The FTC proposes (Docs. 455, 455-1, 456) a final injunction that (1) permanently prohibits the marketing and selling of a mortgage-assistance service; (2) permanently prohibits telemarketing; (3) permanently prohibits misrepresenting a material fact about the performance, efficacy, nature, or characteristic of a product, service, plan, or program; (4) permanently prohibits collecting payment for a mortgage-assistance service; (5) requires destruction of consumer information; (6) requires delivery of certain assets to the FTC; (8) requires informing business partners about the injunction; (9) requires reporting for twenty years to the FTC selected changes to personal and business information; (10) requires maintenance for twenty years of accounting, personnel, and business records; and (11) permits the FTC to conduct comprehensive discovery without leave of court. The defendants respond (Doc. 458) with objections—some meritless, some colorable, and a few valid.

I. The Proposed Ban on Telemarketing

First, the defendants argue that the breadth of the proposed ban on telemarketing requires rejection. Section III of the proposed injunction (Doc. 455-1) states "that Defendants, whether acting directly or through any person, are permanently restrained and enjoined from telemarketing or assisting others in telemarketing." Section I defines "telemarketing" as "a plan, program, or campaign (whether or not covered by the Telemarketing Sales Rule, 16 C.F.R. Part 310) which is conducted to induce the purchase of goods or services or a charitable contribution, by the use of one or more telephones and which involves more than one interstate telephone call." In other words, the FTC proposes to remedy Tyna Caldwell's misrepresentation about a mortgage-assistance service by preventing, for example, her using a cellular phone to fund-raise for a grandchild's "little league" baseball team.

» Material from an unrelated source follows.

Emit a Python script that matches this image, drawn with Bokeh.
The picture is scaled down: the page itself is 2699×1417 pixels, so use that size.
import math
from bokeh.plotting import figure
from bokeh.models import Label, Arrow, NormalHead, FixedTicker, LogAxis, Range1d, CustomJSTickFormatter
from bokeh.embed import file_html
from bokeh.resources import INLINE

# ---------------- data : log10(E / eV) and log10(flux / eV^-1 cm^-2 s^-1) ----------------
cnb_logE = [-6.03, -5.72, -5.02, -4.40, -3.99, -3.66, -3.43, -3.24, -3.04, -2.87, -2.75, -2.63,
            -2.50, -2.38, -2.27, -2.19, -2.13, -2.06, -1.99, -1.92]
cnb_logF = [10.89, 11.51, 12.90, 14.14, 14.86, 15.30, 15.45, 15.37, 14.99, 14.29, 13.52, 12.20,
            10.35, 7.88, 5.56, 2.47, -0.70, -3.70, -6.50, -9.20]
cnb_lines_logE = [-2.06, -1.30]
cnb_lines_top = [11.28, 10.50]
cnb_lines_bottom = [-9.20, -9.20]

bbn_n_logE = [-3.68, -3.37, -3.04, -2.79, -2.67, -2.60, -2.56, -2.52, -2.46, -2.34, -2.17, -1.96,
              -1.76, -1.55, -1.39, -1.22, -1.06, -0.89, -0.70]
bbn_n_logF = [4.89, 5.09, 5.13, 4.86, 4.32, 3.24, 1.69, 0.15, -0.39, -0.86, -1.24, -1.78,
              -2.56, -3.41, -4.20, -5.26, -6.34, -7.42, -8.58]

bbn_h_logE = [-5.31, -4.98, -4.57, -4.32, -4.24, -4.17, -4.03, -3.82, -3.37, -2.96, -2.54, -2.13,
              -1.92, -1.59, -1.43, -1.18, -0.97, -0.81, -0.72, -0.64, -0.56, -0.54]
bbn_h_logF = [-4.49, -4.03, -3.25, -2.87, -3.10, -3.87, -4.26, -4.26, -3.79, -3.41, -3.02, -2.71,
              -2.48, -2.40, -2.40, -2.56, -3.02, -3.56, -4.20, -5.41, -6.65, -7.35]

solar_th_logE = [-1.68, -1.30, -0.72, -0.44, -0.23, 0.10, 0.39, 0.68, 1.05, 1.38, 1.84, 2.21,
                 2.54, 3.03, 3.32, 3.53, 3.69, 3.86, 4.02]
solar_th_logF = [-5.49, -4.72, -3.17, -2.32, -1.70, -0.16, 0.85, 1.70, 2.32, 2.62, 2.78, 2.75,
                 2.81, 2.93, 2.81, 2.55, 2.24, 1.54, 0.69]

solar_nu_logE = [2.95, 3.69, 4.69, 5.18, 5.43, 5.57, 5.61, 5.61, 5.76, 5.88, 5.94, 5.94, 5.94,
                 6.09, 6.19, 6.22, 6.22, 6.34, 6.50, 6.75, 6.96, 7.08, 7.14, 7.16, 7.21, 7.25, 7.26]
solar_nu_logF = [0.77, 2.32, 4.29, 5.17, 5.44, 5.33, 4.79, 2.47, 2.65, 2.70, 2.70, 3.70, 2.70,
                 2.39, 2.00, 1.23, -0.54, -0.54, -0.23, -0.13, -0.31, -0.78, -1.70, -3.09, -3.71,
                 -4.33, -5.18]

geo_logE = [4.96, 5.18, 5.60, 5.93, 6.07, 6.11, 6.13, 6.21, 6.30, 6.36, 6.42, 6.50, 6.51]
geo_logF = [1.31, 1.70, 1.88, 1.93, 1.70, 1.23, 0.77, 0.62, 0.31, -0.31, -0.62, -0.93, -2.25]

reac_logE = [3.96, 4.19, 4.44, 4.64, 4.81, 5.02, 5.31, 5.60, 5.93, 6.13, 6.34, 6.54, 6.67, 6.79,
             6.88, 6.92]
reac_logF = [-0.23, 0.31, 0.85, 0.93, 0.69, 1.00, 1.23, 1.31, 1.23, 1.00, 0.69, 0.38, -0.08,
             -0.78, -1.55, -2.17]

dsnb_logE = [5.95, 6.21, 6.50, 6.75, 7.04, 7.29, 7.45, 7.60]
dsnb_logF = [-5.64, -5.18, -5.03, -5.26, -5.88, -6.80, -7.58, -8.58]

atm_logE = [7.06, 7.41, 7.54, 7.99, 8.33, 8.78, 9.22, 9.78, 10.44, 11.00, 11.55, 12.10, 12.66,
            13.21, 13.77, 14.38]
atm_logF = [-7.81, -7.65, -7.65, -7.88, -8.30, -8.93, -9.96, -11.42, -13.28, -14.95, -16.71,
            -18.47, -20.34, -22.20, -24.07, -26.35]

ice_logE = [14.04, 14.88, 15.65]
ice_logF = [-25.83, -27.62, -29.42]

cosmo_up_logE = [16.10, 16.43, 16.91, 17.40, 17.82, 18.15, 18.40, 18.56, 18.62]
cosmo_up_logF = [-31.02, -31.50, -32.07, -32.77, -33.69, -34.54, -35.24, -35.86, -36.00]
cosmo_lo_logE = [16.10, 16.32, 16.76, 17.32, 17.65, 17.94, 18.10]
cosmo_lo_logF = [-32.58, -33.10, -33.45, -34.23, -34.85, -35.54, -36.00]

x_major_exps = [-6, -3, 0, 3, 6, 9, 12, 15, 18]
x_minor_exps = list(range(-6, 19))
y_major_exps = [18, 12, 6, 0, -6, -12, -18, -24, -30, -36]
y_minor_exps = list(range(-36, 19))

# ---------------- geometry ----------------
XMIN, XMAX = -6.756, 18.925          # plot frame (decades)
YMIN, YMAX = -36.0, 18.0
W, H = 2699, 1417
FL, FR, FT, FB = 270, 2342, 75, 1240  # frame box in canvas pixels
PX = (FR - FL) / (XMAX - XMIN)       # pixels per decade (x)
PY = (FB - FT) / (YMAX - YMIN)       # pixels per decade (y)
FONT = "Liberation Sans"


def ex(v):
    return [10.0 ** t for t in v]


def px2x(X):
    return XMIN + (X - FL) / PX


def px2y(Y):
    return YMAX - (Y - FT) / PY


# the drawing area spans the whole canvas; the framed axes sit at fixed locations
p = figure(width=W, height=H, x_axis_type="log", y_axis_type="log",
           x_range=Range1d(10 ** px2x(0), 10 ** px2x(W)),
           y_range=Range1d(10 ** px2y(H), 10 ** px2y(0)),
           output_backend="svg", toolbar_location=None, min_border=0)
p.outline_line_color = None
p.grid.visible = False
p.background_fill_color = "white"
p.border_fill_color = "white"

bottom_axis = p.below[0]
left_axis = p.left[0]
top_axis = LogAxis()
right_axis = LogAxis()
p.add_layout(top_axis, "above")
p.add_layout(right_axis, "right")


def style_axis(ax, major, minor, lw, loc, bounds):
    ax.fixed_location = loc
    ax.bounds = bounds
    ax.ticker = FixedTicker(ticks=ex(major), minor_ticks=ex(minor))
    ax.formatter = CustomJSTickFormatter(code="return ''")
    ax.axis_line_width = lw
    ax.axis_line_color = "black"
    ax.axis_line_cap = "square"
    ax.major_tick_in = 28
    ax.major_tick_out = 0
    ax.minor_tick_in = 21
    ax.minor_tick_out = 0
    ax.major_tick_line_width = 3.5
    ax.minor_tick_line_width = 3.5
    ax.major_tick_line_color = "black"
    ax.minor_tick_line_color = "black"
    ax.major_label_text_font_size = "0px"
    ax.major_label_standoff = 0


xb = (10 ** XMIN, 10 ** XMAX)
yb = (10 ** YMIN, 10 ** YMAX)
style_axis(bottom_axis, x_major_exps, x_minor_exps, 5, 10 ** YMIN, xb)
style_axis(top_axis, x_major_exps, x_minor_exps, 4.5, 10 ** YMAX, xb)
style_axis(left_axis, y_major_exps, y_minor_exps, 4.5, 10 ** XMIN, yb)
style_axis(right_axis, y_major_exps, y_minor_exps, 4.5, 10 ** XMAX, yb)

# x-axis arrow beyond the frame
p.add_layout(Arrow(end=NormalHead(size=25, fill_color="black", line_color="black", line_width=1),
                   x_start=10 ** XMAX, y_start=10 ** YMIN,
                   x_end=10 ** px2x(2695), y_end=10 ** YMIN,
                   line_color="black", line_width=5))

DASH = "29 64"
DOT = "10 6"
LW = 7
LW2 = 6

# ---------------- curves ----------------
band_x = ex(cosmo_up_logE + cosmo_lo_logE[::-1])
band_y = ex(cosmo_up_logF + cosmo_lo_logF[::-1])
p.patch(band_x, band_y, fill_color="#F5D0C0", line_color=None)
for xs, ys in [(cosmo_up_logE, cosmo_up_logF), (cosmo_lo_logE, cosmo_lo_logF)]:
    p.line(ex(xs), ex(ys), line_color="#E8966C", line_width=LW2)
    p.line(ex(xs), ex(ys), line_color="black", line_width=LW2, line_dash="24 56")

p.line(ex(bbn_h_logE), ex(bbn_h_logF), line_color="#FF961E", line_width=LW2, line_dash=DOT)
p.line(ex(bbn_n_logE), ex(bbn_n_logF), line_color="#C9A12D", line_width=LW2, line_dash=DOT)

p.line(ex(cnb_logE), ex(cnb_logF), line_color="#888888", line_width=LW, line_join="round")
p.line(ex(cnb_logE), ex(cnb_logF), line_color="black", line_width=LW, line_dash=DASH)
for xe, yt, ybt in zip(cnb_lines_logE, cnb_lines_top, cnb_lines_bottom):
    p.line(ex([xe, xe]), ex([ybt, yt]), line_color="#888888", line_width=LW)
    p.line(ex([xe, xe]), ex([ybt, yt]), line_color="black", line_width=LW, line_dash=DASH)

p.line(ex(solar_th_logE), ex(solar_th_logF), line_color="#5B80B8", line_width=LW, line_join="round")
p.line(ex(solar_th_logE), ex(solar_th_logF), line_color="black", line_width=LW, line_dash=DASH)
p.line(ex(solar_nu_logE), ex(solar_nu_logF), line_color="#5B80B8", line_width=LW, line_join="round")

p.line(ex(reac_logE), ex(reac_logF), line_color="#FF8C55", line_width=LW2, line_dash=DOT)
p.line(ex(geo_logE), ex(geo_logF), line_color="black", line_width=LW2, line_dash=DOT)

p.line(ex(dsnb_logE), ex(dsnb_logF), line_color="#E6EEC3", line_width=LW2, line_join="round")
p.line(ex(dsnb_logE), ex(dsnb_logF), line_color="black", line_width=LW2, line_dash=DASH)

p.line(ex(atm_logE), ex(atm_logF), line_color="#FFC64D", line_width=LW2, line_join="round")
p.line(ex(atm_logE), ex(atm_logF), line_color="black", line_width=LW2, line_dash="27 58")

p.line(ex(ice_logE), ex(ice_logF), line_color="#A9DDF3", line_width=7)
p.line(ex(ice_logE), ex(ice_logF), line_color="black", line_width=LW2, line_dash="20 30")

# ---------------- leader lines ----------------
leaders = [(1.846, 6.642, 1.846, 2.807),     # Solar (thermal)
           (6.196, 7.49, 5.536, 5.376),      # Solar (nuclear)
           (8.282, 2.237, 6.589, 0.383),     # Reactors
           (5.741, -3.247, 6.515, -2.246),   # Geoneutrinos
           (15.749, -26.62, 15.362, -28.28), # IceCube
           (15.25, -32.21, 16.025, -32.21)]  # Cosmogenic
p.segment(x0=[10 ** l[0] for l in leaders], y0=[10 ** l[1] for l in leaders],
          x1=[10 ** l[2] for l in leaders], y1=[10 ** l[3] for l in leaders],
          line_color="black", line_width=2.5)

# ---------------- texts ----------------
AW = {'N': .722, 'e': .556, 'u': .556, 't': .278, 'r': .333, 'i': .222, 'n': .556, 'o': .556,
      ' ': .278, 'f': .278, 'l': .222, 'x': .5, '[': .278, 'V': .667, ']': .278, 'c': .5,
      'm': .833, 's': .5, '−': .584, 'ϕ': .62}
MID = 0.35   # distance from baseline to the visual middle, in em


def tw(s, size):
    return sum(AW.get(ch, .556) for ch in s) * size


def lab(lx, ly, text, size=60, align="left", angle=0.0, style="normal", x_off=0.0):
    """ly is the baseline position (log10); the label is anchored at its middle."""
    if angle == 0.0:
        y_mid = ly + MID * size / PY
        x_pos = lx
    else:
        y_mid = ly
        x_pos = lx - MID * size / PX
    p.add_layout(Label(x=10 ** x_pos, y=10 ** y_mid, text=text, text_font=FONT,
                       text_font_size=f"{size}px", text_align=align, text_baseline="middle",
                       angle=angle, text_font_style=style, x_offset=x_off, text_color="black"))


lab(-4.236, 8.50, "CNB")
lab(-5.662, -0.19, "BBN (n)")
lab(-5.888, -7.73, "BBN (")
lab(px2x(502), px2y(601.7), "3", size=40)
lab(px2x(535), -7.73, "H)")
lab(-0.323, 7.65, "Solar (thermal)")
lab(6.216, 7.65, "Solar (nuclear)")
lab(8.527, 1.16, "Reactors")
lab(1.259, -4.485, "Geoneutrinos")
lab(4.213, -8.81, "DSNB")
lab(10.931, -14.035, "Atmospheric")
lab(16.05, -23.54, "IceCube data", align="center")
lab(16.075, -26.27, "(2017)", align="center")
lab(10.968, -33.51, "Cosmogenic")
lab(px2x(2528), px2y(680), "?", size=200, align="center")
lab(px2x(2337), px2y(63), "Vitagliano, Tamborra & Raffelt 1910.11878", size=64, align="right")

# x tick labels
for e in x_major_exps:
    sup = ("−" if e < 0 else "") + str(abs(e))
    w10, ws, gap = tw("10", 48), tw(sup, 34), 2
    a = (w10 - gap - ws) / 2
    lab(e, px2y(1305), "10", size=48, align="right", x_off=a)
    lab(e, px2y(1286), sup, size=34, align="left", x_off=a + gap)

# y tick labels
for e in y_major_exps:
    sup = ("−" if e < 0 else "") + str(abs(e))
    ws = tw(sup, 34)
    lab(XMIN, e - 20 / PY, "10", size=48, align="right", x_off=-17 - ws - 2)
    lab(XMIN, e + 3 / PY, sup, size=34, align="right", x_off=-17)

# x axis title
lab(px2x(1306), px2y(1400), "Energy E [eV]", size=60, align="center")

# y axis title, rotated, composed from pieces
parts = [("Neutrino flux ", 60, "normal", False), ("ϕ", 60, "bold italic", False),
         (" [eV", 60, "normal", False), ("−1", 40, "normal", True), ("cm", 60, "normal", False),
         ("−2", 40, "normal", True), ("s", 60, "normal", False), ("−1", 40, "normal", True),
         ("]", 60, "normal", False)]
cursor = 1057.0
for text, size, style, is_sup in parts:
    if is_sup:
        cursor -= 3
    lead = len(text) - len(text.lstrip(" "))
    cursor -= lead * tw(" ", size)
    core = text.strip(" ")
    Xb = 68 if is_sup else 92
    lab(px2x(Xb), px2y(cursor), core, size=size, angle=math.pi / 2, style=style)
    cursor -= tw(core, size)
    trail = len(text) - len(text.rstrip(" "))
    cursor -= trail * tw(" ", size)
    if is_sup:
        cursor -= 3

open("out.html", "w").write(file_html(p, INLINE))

"A necessary and appropriate injunction against otherwise lawful conduct must be carefully limited in time and scope to avoid an unreasonably punitive or non[-]remedial effect." United States v. Holtzman, 762 F.2d 720, 726 (9th Cir. 1985) (citing Sandura Co. v. FTC, 339 F.2d 847, 861 (6th Cir. 1964)). An injunction "should be tailored to restrain no more than [] reasonably required to accomplish its ends," both to protect the interest of the parties and to accomplish the purpose of the applicable legislation. Consolidation Coal Co. v. Disabled Miners of Southern W. Va., 442 F.2d 1261, 1267 (4th Cir. 1971); Keener v. Convergys Corp., 342 F.3d 1264, 1269 (11th Cir. 2003) ("Injunctive relief should be limited in scope to the extent necessary to protect the interests of the parties."); Hughey v. JMS Dev. Corp., 78 F.3d 1523, 1531 (11th Cir. 1996) ("An injunction 'must be tailored to remedy the specific harms shown.'" (quoting Epstein Family Partnership v. Kmart Corp., 13 F.3d 762, 771 (3d Cir. 1994)).

The FTC's proposed telemarketing ban, unqualified in either time or scope, infringes unnecessarily the defendants' lawful commercial speech, a right protected by the First Amendment. See Friedman v. Rogers, 440 U.S. 1 (1979); FTC v. Brown & Williamson Tobacco Corp., 778 F.2d 35, 43 (D.C. Cir. 1985). The FTC's proposed telemarketing ban broadly prohibits the defendants' employing an entire medium of lawful advertisement and lawful commercial speech, that is, "speech which does 'no more than propose a commercial transaction.'" Bolger v. Young's Drug Prods. Corp., 463 U.S. 60, 66 (1983) (quoting Virginia State Bd. of Pharm. v. Virginia Citizens Consumer Council, Inc., 425 U.S. 748, 762 (1976)). Although false, deceptive, or misleading commercial speech "'remains subject to restraint,'" a restriction on deceptive commercial speech "can be no 'broader than reasonably necessary to prevent the deception.'" Brown & Williamson, 778 F.2d at 43 (quoting In re R.M.J., 455 U.S. 191, 200 (1982)); accord Central Hudson Gas & Elec. Corp. v. Public Serv. Comm'n of N.Y., 447 U.S. 557, 566 (1980).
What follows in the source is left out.